→ **Supplied material**:
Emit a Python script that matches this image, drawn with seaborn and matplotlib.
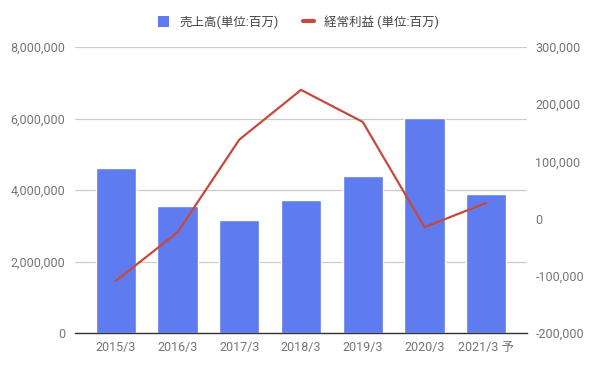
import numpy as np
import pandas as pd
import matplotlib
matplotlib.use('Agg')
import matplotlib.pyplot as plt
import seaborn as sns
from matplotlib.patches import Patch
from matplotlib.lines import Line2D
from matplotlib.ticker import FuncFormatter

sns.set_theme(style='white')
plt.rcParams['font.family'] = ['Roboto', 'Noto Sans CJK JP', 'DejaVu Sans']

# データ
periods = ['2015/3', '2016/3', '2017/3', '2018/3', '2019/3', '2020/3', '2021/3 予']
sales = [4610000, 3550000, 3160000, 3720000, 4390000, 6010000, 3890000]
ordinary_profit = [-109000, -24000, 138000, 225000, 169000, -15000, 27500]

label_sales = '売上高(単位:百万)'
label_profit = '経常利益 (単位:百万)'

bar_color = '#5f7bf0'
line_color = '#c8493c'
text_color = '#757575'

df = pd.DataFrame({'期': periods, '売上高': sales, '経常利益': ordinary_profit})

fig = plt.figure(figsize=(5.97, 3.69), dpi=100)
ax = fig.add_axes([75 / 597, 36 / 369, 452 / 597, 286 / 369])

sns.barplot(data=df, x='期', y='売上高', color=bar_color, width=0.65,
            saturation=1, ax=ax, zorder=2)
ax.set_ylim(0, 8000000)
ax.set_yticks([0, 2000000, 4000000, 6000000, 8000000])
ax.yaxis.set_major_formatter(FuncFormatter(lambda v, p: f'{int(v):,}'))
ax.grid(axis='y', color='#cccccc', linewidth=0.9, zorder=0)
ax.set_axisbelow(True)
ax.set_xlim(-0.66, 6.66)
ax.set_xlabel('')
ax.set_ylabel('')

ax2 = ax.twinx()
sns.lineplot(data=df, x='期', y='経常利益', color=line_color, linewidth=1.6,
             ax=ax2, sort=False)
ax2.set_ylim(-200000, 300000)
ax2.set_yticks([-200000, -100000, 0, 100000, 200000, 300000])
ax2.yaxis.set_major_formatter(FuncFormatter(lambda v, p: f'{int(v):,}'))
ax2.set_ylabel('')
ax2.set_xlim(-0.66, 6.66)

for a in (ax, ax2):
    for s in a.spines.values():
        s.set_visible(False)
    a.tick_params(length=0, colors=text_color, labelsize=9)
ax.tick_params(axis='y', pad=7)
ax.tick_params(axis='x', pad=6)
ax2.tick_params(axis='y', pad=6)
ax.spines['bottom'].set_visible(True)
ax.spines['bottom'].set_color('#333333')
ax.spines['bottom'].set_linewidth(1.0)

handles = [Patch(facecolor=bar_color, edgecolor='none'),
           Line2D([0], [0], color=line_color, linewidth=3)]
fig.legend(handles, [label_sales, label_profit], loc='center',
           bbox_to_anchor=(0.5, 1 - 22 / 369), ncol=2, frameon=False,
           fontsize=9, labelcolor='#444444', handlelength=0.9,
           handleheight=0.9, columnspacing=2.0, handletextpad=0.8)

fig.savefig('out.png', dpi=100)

→ **Problem to work on**:
Transcribe the material exactly, keeping every word and none of the pictures.

→ **Solution below**:
Emit a Python script that matches this image, drawn with seaborn and matplotlib.
import numpy as np
import pandas as pd
import matplotlib
matplotlib.use('Agg')
import matplotlib.pyplot as plt
import seaborn as sns
from matplotlib.patches import Patch
from matplotlib.lines import Line2D
from matplotlib.ticker import FuncFormatter

sns.set_theme(style='white')
plt.rcParams['font.family'] = ['Roboto', 'Noto Sans CJK JP', 'DejaVu Sans']

# データ
periods = ['2015/3', '2016/3', '2017/3', '2018/3', '2019/3', '2020/3', '2021/3 予']
sales = [4610000, 3550000, 3160000, 3720000, 4390000, 6010000, 3890000]
ordinary_profit = [-109000, -24000, 138000, 225000, 169000, -15000, 27500]

label_sales = '売上高(単位:百万)'
label_profit = '経常利益 (単位:百万)'

bar_color = '#5f7bf0'
line_color = '#c8493c'
text_color = '#757575'

df = pd.DataFrame({'期': periods, '売上高': sales, '経常利益': ordinary_profit})

fig = plt.figure(figsize=(5.97, 3.69), dpi=100)
ax = fig.add_axes([75 / 597, 36 / 369, 452 / 597, 286 / 369])

sns.barplot(data=df, x='期', y='売上高', color=bar_color, width=0.65,
            saturation=1, ax=ax, zorder=2)
ax.set_ylim(0, 8000000)
ax.set_yticks([0, 2000000, 4000000, 6000000, 8000000])
ax.yaxis.set_major_formatter(FuncFormatter(lambda v, p: f'{int(v):,}'))
ax.grid(axis='y', color='#cccccc', linewidth=0.9, zorder=0)
ax.set_axisbelow(True)
ax.set_xlim(-0.66, 6.66)
ax.set_xlabel('')
ax.set_ylabel('')

ax2 = ax.twinx()
sns.lineplot(data=df, x='期', y='経常利益', color=line_color, linewidth=1.6,
             ax=ax2, sort=False)
ax2.set_ylim(-200000, 300000)
ax2.set_yticks([-200000, -100000, 0, 100000, 200000, 300000])
ax2.yaxis.set_major_formatter(FuncFormatter(lambda v, p: f'{int(v):,}'))
ax2.set_ylabel('')
ax2.set_xlim(-0.66, 6.66)

for a in (ax, ax2):
    for s in a.spines.values():
        s.set_visible(False)
    a.tick_params(length=0, colors=text_color, labelsize=9)
ax.tick_params(axis='y', pad=7)
ax.tick_params(axis='x', pad=6)
ax2.tick_params(axis='y', pad=6)
ax.spines['bottom'].set_visible(True)
ax.spines['bottom'].set_color('#333333')
ax.spines['bottom'].set_linewidth(1.0)

handles = [Patch(facecolor=bar_color, edgecolor='none'),
           Line2D([0], [0], color=line_color, linewidth=3)]
fig.legend(handles, [label_sales, label_profit], loc='center',
           bbox_to_anchor=(0.5, 1 - 22 / 369), ncol=2, frameon=False,
           fontsize=9, labelcolor='#444444', handlelength=0.9,
           handleheight=0.9, columnspacing=2.0, handletextpad=0.8)

fig.savefig('out.png', dpi=100)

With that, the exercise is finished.